The Pirie and Woods legal case (involving two school teachers accused of a sexual relationship by a pupil and the ensuing suit for libel) lays out in detail the reasoning of the 19th century English establishment with regard to the concept of sexual relations between women. It was never disputed that Pirie and Woods engaged in physical affection, shared a bed, and had something resembling a life partnership. The argument was whether this was simply evidence of “warm and interesting mutual regard, which springs from the finest and purest feelings of the human heart, and can only exist in pure and virtuous breasts” (per their lawyer’s arguments) or whether it was evidence of “indecent and criminal practices”.

In the statements of the judges when they were found innocent, one deciding factor was the need to maintain a public understanding of “the purity of female manners...remaining, as they have hitherto been, free from suspicion.” It was considered vital, in addition, to keep the content and nature of the court case from general knowledge in order to preserve that illusion.

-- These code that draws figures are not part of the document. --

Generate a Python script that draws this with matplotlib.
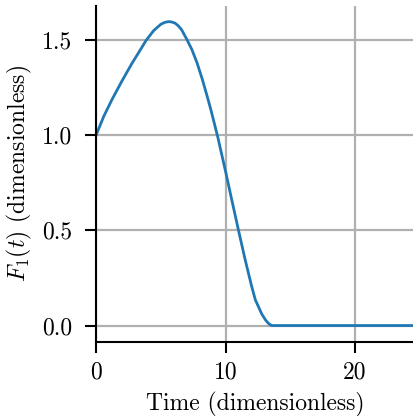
import numpy as np
import matplotlib
matplotlib.use('Agg')
import matplotlib.pyplot as plt

# values
time = [0, 0.6, 1.25, 2.0, 2.75, 3.45, 3.85, 4.45, 4.75, 5.0, 5.3, 5.6, 5.85,
        6.1, 6.35, 6.6, 7.0, 7.4, 7.8, 8.2, 8.6, 8.9, 9.4, 10.0, 10.4, 11.0,
        11.5, 12.0, 12.3, 12.8, 13.1, 13.3, 13.55, 14.0, 24.5]
F1 = [1.0, 1.1, 1.19, 1.285, 1.375, 1.452, 1.497, 1.55, 1.568, 1.583, 1.593,
      1.597, 1.595, 1.589, 1.575, 1.555, 1.505, 1.45, 1.38, 1.295, 1.2, 1.125,
      0.99, 0.81, 0.685, 0.50, 0.35, 0.21, 0.135, 0.06, 0.028, 0.012, 0.0,
      0.0, 0.0]
xticks = [0, 10, 20]
yticks = [0.0, 0.5, 1.0, 1.5]

plt.rcParams['font.family'] = 'serif'
plt.rcParams['font.serif'] = ['cmr10']
plt.rcParams['mathtext.fontset'] = 'cm'
plt.rcParams['axes.formatter.use_mathtext'] = True
plt.rcParams['font.size'] = 17

fig = plt.figure(figsize=(4.14, 4.16), dpi=100)
ax = fig.add_axes([0.232, 0.179, 0.768, 0.807])

ax.plot(time, F1, color='#1f77b4', lw=2)

ax.set_xlim(0, 24.55)
ax.set_ylim(-0.084, 1.68)
ax.set_xticks(xticks)
ax.set_yticks(yticks)
ax.set_xticklabels([str(v) for v in xticks])
ax.set_yticklabels(['%.1f' % v for v in yticks])
ax.grid(True, color='#b0b0b0', lw=1.6)
ax.set_axisbelow(True)

ax.spines['right'].set_visible(False)
ax.spines['top'].set_visible(False)
ax.spines['left'].set_linewidth(1.5)
ax.spines['bottom'].set_linewidth(1.5)
ax.tick_params(length=8, width=1.5)
ax.tick_params(axis='y', pad=9)
ax.tick_params(axis='x', pad=6)

ax.set_xlabel('Time (dimensionless)', labelpad=6)
ax.set_ylabel('$F_1(t)$ (dimensionless)', labelpad=6)

fig.savefig('out.png', dpi=100)
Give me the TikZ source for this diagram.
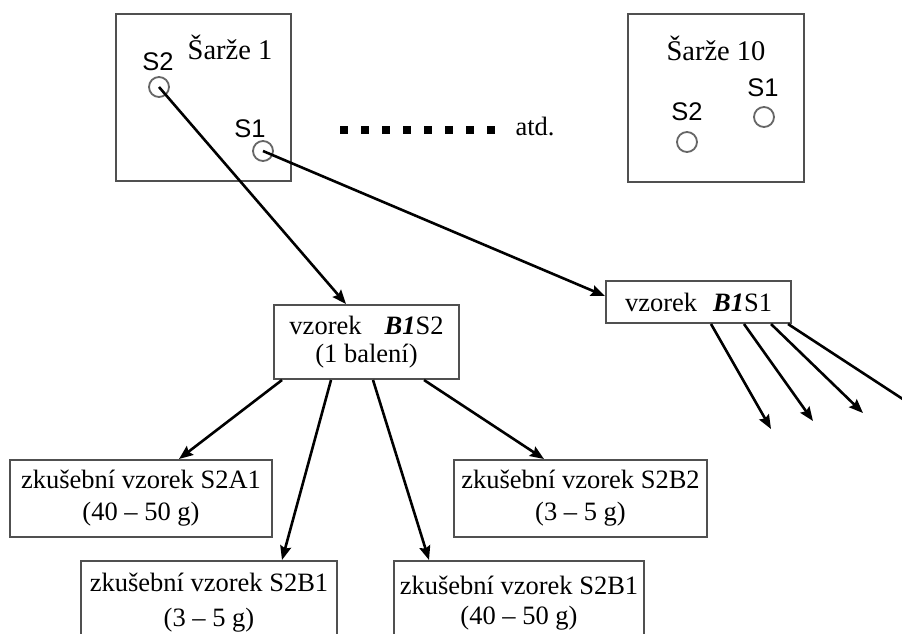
\documentclass[tikz,border=0pt]{standalone}
\usepackage{fontspec}
\setmainfont{Liberation Serif}
\newfontfamily\labelfont{Liberation Sans}
\usetikzlibrary{arrows.meta,calc}

\definecolor{frame}{HTML}{505050}
\definecolor{ring}{HTML}{666666}

\tikzset{
  panel/.style={draw=frame, line width=2pt, rectangle, inner sep=0pt},
  samplebox/.style={draw=frame, line width=2pt, rectangle, inner sep=0pt,
    align=center, font=\fontsize{26.5}{32}\selectfont},
  heading/.style={inner sep=0pt, font=\fontsize{28.5}{32}\selectfont},
  spot/.style={draw=ring, line width=1.8pt, circle, minimum size=20pt, inner sep=0pt},
  spotlabel/.style={inner sep=0pt, font=\labelfont\fontsize{25.5}{30}\selectfont},
  link/.style={draw=black, line width=2.6pt,
    -{Stealth[length=14pt, width=11pt, inset=2pt]}},
}

\begin{document}
\begin{tikzpicture}[x=1pt, y=-1pt]
  \clip (0,0) rectangle (902,633);
  \fill[white] (0,0) rectangle (902,633);

  % batches
  \node[panel, minimum width=175pt, minimum height=167pt] (batchA) at (203.5,97.5) {};
  \node[panel, minimum width=176pt, minimum height=168pt] (batchB) at (716,98) {};
  \node[heading] (titleA) at (230,47) {Šarže 1};
  \node[heading] (titleB) at (716,48) {Šarže 10};

  % sampling spots
  \node[spot] (a2) at (159,87) {};
  \node[spot] (a1) at (263,151) {};
  \node[spot] (b1) at (764,117) {};
  \node[spot] (b2) at (687,142) {};
  \node[spotlabel] (la2) at (158,62) {S2};
  \node[spotlabel] (la1) at (250,129) {S1};
  \node[spotlabel] (lb1) at (763,88) {S1};
  \node[spotlabel] (lb2) at (687,112) {S2};

  % ellipsis between batches
  \foreach \i in {0,...,7}
    \fill[black] ({340+21*\i},126) rectangle ++(8,8);
  \node[heading, font=\fontsize{26.5}{32}\selectfont] (etc) at (535,126) {atd.};

  % samples
  \node[samplebox, minimum width=185pt, minimum height=42pt] (sampA1) at (698.5,302)
    {vzorek\hspace{16pt}\textbf{\textit{B1}}S1};
  \node[samplebox, minimum width=185pt, minimum height=74pt,
        font=\fontsize{26.5}{28}\selectfont] (sampA2) at (366.5,342)
    {vzorek\hspace{23pt}\textbf{\textit{B1}}S2\\(1 balení)};

  % test portions
  \node[samplebox, minimum width=262pt, minimum height=77pt] (pA1) at (141,498.5)
    {zkušební vzorek S2A1\\(40 – 50 g)};
  \node[samplebox, minimum width=253pt, minimum height=77pt] (pB2) at (580.5,498.5)
    {zkušební vzorek S2B2\\(3 – 5 g)};
  \node[samplebox, minimum width=256pt, minimum height=84pt,
        font=\fontsize{26.5}{35}\selectfont] (pB1a) at (209,603)
    {zkušební vzorek S2B1\\(3 – 5 g)};
  \node[samplebox, minimum width=250pt, minimum height=84pt,
        font=\fontsize{26.5}{30}\selectfont] (pB1b) at (519,603)
    {zkušební vzorek S2B1\\(40 – 50 g)};

  % open ends of the split from sample S1
  \coordinate (e1) at (771,429);
  \coordinate (e2) at (813,421);
  \coordinate (e3) at (863,413);
  \coordinate (e4) at (918,409);

  % connectors
  \draw[link] (a2.center) -- ($(sampA2.north west)+(73,0)$);
  \draw[link] (a1.center) -- ($(sampA1.west)+(0,-6)$);

  \draw[link] ($(sampA2.south west)+(9,0)$)   -- ($(pA1.north west)+(170,0)$);
  \draw[link] ($(sampA2.south west)+(58,0)$)  -- ($(pB1a.north west)+(202,0)$);
  \draw[link] ($(sampA2.south west)+(100,0)$) -- ($(pB1b.north west)+(36,0)$);
  \draw[link] ($(sampA2.south west)+(151,0)$) -- ($(pB2.north west)+(91,0)$);

  \draw[link] ($(sampA1.south west)+(106,0)$) -- (e1);
  \draw[link] ($(sampA1.south west)+(139,0)$) -- (e2);
  \draw[link] ($(sampA1.south west)+(166,0)$) -- (e3);
  \draw[link] ($(sampA1.south west)+(183,0)$) -- (e4);
\end{tikzpicture}
\end{document}
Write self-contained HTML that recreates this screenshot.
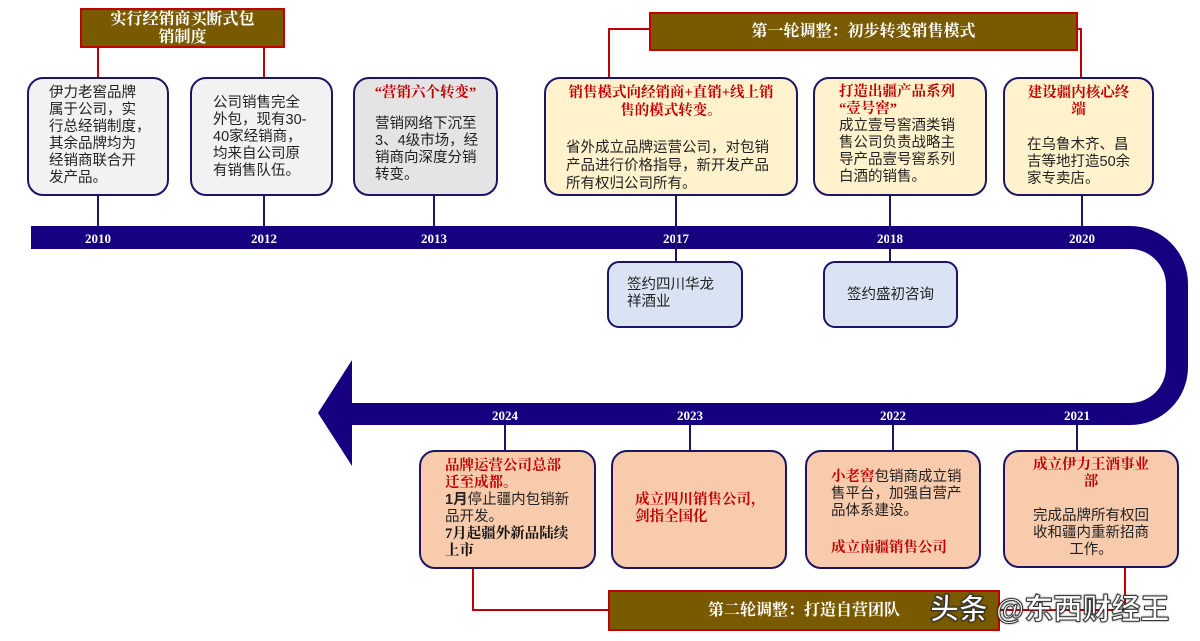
<!DOCTYPE html>
<html><head><meta charset="utf-8"><style>
body{margin:0;width:1200px;height:641px;background:#fff;position:relative;overflow:hidden;font-family:"Liberation Serif","Noto Serif CJK SC","Noto Sans CJK SC",serif;}
.b{position:absolute;box-sizing:border-box;border:2.5px solid #1c1466;border-radius:16px;font-size:14.5px;line-height:17px;color:#222;font-family:"Liberation Sans","Noto Sans CJK SC",sans-serif;white-space:nowrap;}
.r{color:#c00000;font-weight:bold;font-family:"Liberation Serif","Noto Serif CJK SC",serif;}
.t{position:absolute;box-sizing:border-box;background:#7a5a00;border:2px solid #c00000;color:#fff;font-weight:bold;font-size:16px;text-align:center;line-height:18px;}
.y{position:absolute;color:#fff;font-weight:bold;font-size:13px;width:60px;text-align:center;}
.v{position:absolute;width:2px;background:#1c1466;}
.rv{position:absolute;background:#c00000;}
</style></head><body>
<svg width="1200" height="641" style="position:absolute;left:0;top:0">
<path d="M31 226 H1130 A58 58 0 0 1 1188 284 V367 A58 58 0 0 1 1130 425 H352 V466 L318 413 L352 360 V403 H1130 A36 36 0 0 0 1166 367 V284 A36 36 0 0 0 1130 249 H31 Z" fill="#170080"/>
</svg>
<div class="y" style="left:68px;top:231px">2010</div>
<div class="y" style="left:234px;top:231px">2012</div>
<div class="y" style="left:404px;top:231px">2013</div>
<div class="y" style="left:646px;top:231px">2017</div>
<div class="y" style="left:860px;top:231px">2018</div>
<div class="y" style="left:1052px;top:231px">2020</div>
<div class="y" style="left:475px;top:408px">2024</div>
<div class="y" style="left:660px;top:408px">2023</div>
<div class="y" style="left:863px;top:408px">2022</div>
<div class="y" style="left:1047px;top:408px">2021</div>

<div class="v" style="left:97px;top:195px;height:31px"></div>
<div class="v" style="left:263px;top:195px;height:31px"></div>
<div class="v" style="left:433px;top:195px;height:31px"></div>
<div class="v" style="left:675px;top:195px;height:67px"></div>
<div class="v" style="left:889px;top:195px;height:67px"></div>
<div class="v" style="left:1081px;top:195px;height:31px"></div>
<div class="v" style="left:504px;top:425px;height:26px"></div>
<div class="v" style="left:689px;top:425px;height:26px"></div>
<div class="v" style="left:892px;top:425px;height:26px"></div>
<div class="v" style="left:1076px;top:425px;height:26px"></div>

<div class="rv" style="left:97px;top:46px;width:2px;height:31px"></div>
<div class="rv" style="left:263px;top:46px;width:2px;height:31px"></div>
<div class="rv" style="left:608px;top:28px;width:42px;height:2px"></div>
<div class="rv" style="left:608px;top:28px;width:2px;height:50px"></div>
<div class="rv" style="left:1076px;top:28px;width:6px;height:2px"></div>
<div class="rv" style="left:1080px;top:28px;width:2px;height:50px"></div>
<div class="rv" style="left:472px;top:566px;width:2px;height:44px"></div>
<div class="rv" style="left:472px;top:609px;width:138px;height:2px"></div>
<div class="rv" style="left:1124px;top:566px;width:2px;height:44px"></div>
<div class="rv" style="left:998px;top:609px;width:128px;height:2px"></div>

<div class="t" style="left:80px;top:8px;width:205px;height:40px;padding-top:1px">实行经销商买断式包<br>销制度</div>
<div class="t" style="left:649px;top:12px;width:429px;height:39px;line-height:35px">第一轮调整：初步转变销售模式</div>
<div class="t" style="left:608px;top:590px;width:392px;height:41px;line-height:37px">第二轮调整：打造自营团队</div>

<div class="b" style="left:27px;top:77px;width:142px;height:119px;background:#f2f2f2;padding:6px 0 0 20px">伊力老窖品牌<br>属于公司，实<br>行总经销制度，<br>其余品牌均为<br>经销商联合开<br>发产品。</div>
<div class="b" style="left:190px;top:77px;width:143px;height:119px;background:#f2f2f2;padding:16px 0 0 21px">公司销售完全<br>外包，现有30-<br>40家经销商，<br>均来自公司原<br>有销售队伍。</div>
<div class="b" style="left:353px;top:77px;width:145px;height:119px;background:#e4e4e4;padding:6px 0 0 20px"><div class="r" style="text-align:center;margin-left:-20px">“营销六个转变”</div><div style="margin-top:14px">营销网络下沉至<br>3、4级市场，经<br>销商向深度分销<br>转变。</div></div>
<div class="b" style="left:544px;top:77px;width:254px;height:119px;background:#fff2cc;padding:5px 0 0 0;line-height:18px"><div class="r" style="text-align:center">销售模式向经销商+直销+线上销<br>售的模式转变。</div><div style="margin:19px 0 0 20px">省外成立品牌运营公司，对包销<br>产品进行价格指导，新开发产品<br>所有权归公司所有。</div></div>
<div class="b" style="left:813px;top:77px;width:174px;height:119px;background:#fff2cc;padding:5px 0 0 24px"><div class="r">打造出疆产品系列<br>“壹号窖”</div>成立壹号窖酒类销<br>售公司负责战略主<br>导产品壹号窖系列<br>白酒的销售。</div>
<div class="b" style="left:1003px;top:77px;width:151px;height:119px;background:#fff2cc;padding:6px 0 0 0"><div class="r" style="text-align:center">建设疆内核心终<br>端</div><div style="margin:18px 0 0 22px">在乌鲁木齐、昌<br>吉等地打造50余<br>家专卖店。</div></div>

<div class="b" style="left:607px;top:261px;width:136px;height:67px;background:#dae3f3;padding:14px 0 0 18px;border-radius:12px">签约四川华龙<br>祥酒业</div>
<div class="b" style="left:823px;top:261px;width:135px;height:67px;background:#dae3f3;padding:24px 0 0 0;text-align:center;border-radius:12px">签约盛初咨询</div>

<div class="b" style="left:419px;top:450px;width:177px;height:119px;background:#f8cbad;padding:6px 0 0 24px"><div class="r">品牌运营公司总部<br>迁至成都。</div><b>1月</b>停止疆内包销新<br>品开发。<br><b style="font-family:'Liberation Serif','Noto Serif CJK SC',serif;color:#111">7月起疆外新品陆续<br>上市</b></div>
<div class="b" style="left:611px;top:450px;width:176px;height:119px;background:#f8cbad;padding:40px 0 0 22px"><div class="r">成立四川销售公司，<br>剑指全国化</div></div>
<div class="b" style="left:805px;top:450px;width:176px;height:119px;background:#f8cbad;padding:17px 0 0 24px"><span class="r">小老窖</span>包销商成立销<br>售平台，加强自营产<br>品体系建设。<div class="r" style="margin-top:20px">成立南疆销售公司</div></div>
<div class="b" style="left:1003px;top:450px;width:176px;height:118px;background:#f8cbad;padding:5px 0 0 0;text-align:center"><div class="r">成立伊力王酒事业<br>部</div><div style="margin-top:17px">完成品牌所有权回<br>收和疆内重新招商<br>工作。</div></div>

<div style="position:absolute;left:930px;top:586px;font-size:29px;color:#fff;font-family:'Liberation Sans','Noto Sans CJK SC',sans-serif;-webkit-text-stroke:1px #333;text-shadow:0 0 2px #000;font-weight:bold;white-space:nowrap">头条 @东西财经王</div>
</body></html>
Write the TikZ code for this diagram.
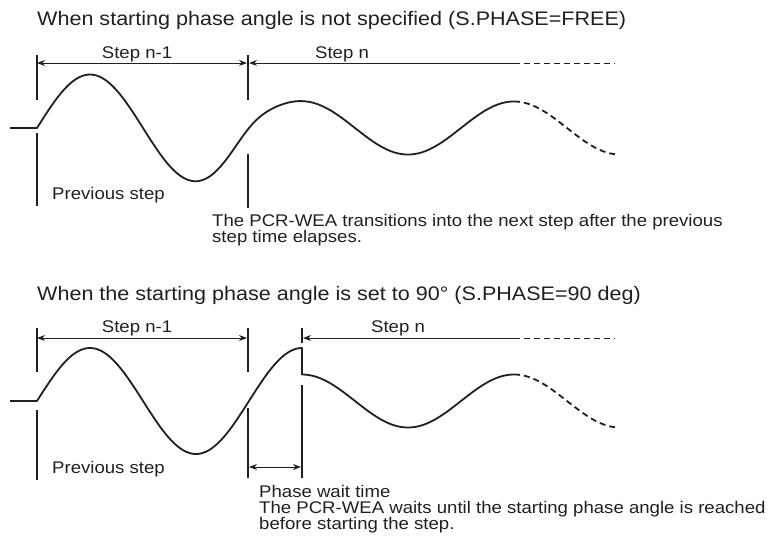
\documentclass[tikz,border=0pt]{standalone}
\usepackage{fontspec}
\setmainfont[FakeStretch=1.1]{Liberation Sans}
\usetikzlibrary{arrows.meta}
\definecolor{ink}{HTML}{231F20}
\begin{document}
\begin{tikzpicture}[x=1pt,y=-1pt,
  txt/.style={font=\fontsize{16.9}{16}\selectfont, text=ink, inner sep=0pt, anchor=base west},
  lab/.style={font=\fontsize{16.9}{16}\selectfont, text=ink, inner sep=0pt, anchor=base},
  ttl/.style={font=\fontsize{19.6}{20}\selectfont, text=ink, inner sep=0pt, anchor=base west},
  dim/.style={draw=ink, line width=0.9pt},
  dimdash/.style={dim, dash pattern=on 6pt off 4pt},
  tickline/.style={draw=ink, line width=1.1pt},
  wave/.style={draw=ink, line width=1.8pt, line join=round, line cap=butt},
  dwave/.style={wave, dash pattern=on 6pt off 4pt},
  tipboth/.style={{Stealth[length=8pt,width=6pt]}-{Stealth[length=8pt,width=6pt]}},
  tipleft/.style={{Stealth[length=8pt,width=6pt]}-}
]
\useasboundingbox (0,0) rectangle (769,542);

% ---------------- top diagram ----------------
\node[ttl] (title1) at (37,25) {When starting phase angle is not specified (S.PHASE=FREE)};
\node[lab] (lab1a) at (137,58) {Step n-1};
\node[lab] (lab1b) at (342,58) {Step n};

\coordinate (A1t) at (37,55);  \coordinate (A1b) at (37,100);
\coordinate (B1t) at (248,55); \coordinate (B1b) at (248,100);
\coordinate (A1l) at (37,133); \coordinate (A1m) at (37,206);
\coordinate (B1l) at (248,154); \coordinate (B1m) at (248,208);
\draw[tickline] (A1t) -- (A1b);
\draw[tickline] (B1t) -- (B1b);
\draw[tickline] (A1l) -- (A1m);
\draw[tickline] (B1l) -- (B1m);

\coordinate (D1a) at (37,63);  \coordinate (D1b) at (247,63);
\coordinate (D1c) at (249,63); \coordinate (D1d) at (514,63);
\coordinate (D1e) at (615,63);
\draw[dim, tipboth] (D1a) -- (D1b);
\draw[dim, tipleft] (D1c) -- (D1d);
\draw[dimdash] (D1d) -- (D1e);

\coordinate (W1s) at (10,128);
\draw[wave] (W1s) -- (37,128)
  -- plot[domain=37:514, samples=260]
     (\x,{128-(26.5+27/(1+exp((max(min(\x,330),170)-251)/12)))*sin((\x-37)/212*360)});
\draw[dwave] plot[domain=514:615, samples=60] (\x,{128-26.5*sin((\x-249)/212*360)});

\node[txt] (prev1) at (52,199) {Previous step};
\node[txt] (note1a) at (212,226) {The PCR-WEA transitions into the next step after the previous};
\node[txt] (note1b) at (212,242) {step time elapses.};

% ---------------- bottom diagram ----------------
\node[ttl] (title2) at (37,300) {When the starting phase angle is set to 90° (S.PHASE=90 deg)};
\node[lab] (lab2a) at (137,332) {Step n-1};
\node[lab] (lab2b) at (398,332) {Step n};

\coordinate (A2t) at (37,328);  \coordinate (A2b) at (37,372);
\coordinate (B2t) at (248,328); \coordinate (B2b) at (248,372);
\coordinate (C2t) at (302,328); \coordinate (C2b) at (302,343);
\coordinate (A2l) at (37,410);  \coordinate (A2m) at (37,480);
\coordinate (B2l) at (248,408); \coordinate (B2m) at (248,478);
\coordinate (C2l) at (302,385); \coordinate (C2m) at (302,478);
\draw[tickline] (A2t) -- (A2b);
\draw[tickline] (B2t) -- (B2b);
\draw[tickline] (C2t) -- (C2b);
\draw[tickline] (A2l) -- (A2m);
\draw[tickline] (B2l) -- (B2m);
\draw[tickline] (C2l) -- (C2m);

\coordinate (D2a) at (37,338);  \coordinate (D2b) at (247,338);
\coordinate (D2c) at (303,338); \coordinate (D2d) at (514,338);
\coordinate (D2e) at (615,338);
\draw[dim, tipboth] (D2a) -- (D2b);
\draw[dim, tipleft] (D2c) -- (D2d);
\draw[dimdash] (D2d) -- (D2e);

\coordinate (P2a) at (249,467); \coordinate (P2b) at (301,467);
\draw[dim, tipboth] (P2a) -- (P2b);

\coordinate (W2s) at (10,401);
\draw[wave] (W2s) -- (37,401)
  -- plot[domain=37:302, samples=150] (\x,{401-53*sin((\x-37)/212*360)})
  -- (302,374.5)
  -- plot[domain=302:514, samples=120] (\x,{401-26.5*cos((\x-302)/212*360)});
\draw[dwave] plot[domain=514:615, samples=60] (\x,{401-26.5*cos((\x-302)/212*360)});

\node[txt] (prev2) at (52,473) {Previous step};
\node[txt] (wait1) at (259,497) {Phase wait time};
\node[txt] (wait2) at (259,513) {The PCR-WEA waits until the starting phase angle is reached};
\node[txt] (wait3) at (259,529) {before starting the step.};
\end{tikzpicture}
\end{document}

One advantage they had in this was that the student who made the original accusation was not a “pure and innocent bourgeois white lady” but a bi-racial (Anglo-Indian) girl born out of wedlock. This enabled the entire legal apparatus to conclude that the accusing student might well be able to imagine (or even be familiar with) sex between women, without actually witnessing such an act between the two teachers.

Using these three texts as examples, Moore builds a case that “platonic romantic friendship”--rather than being either an apt description of women’s same-sex emotional relationships, or even an unquestioned fiction--was deployed as a shield against the specter of female homosexuality. In order to maintain and protect the illusion of white middle-class heterosexual domestic purity, the ideal of romantic friendship was defined in opposition to “dangerous female friendships” or racialized models of sexually deviant women. And yet, in order to stigmatize and negate those alternative homosexual possibilities, they had to be recognized and described, thus creating an awareness of the very phenomenon society was trying to erase. Moore concludes with a reminder that female homosexuality has a historic dynamic that is entirely distinct from that of male homosexuality (and from “women” as a general concept) and that it must be studied in its own right.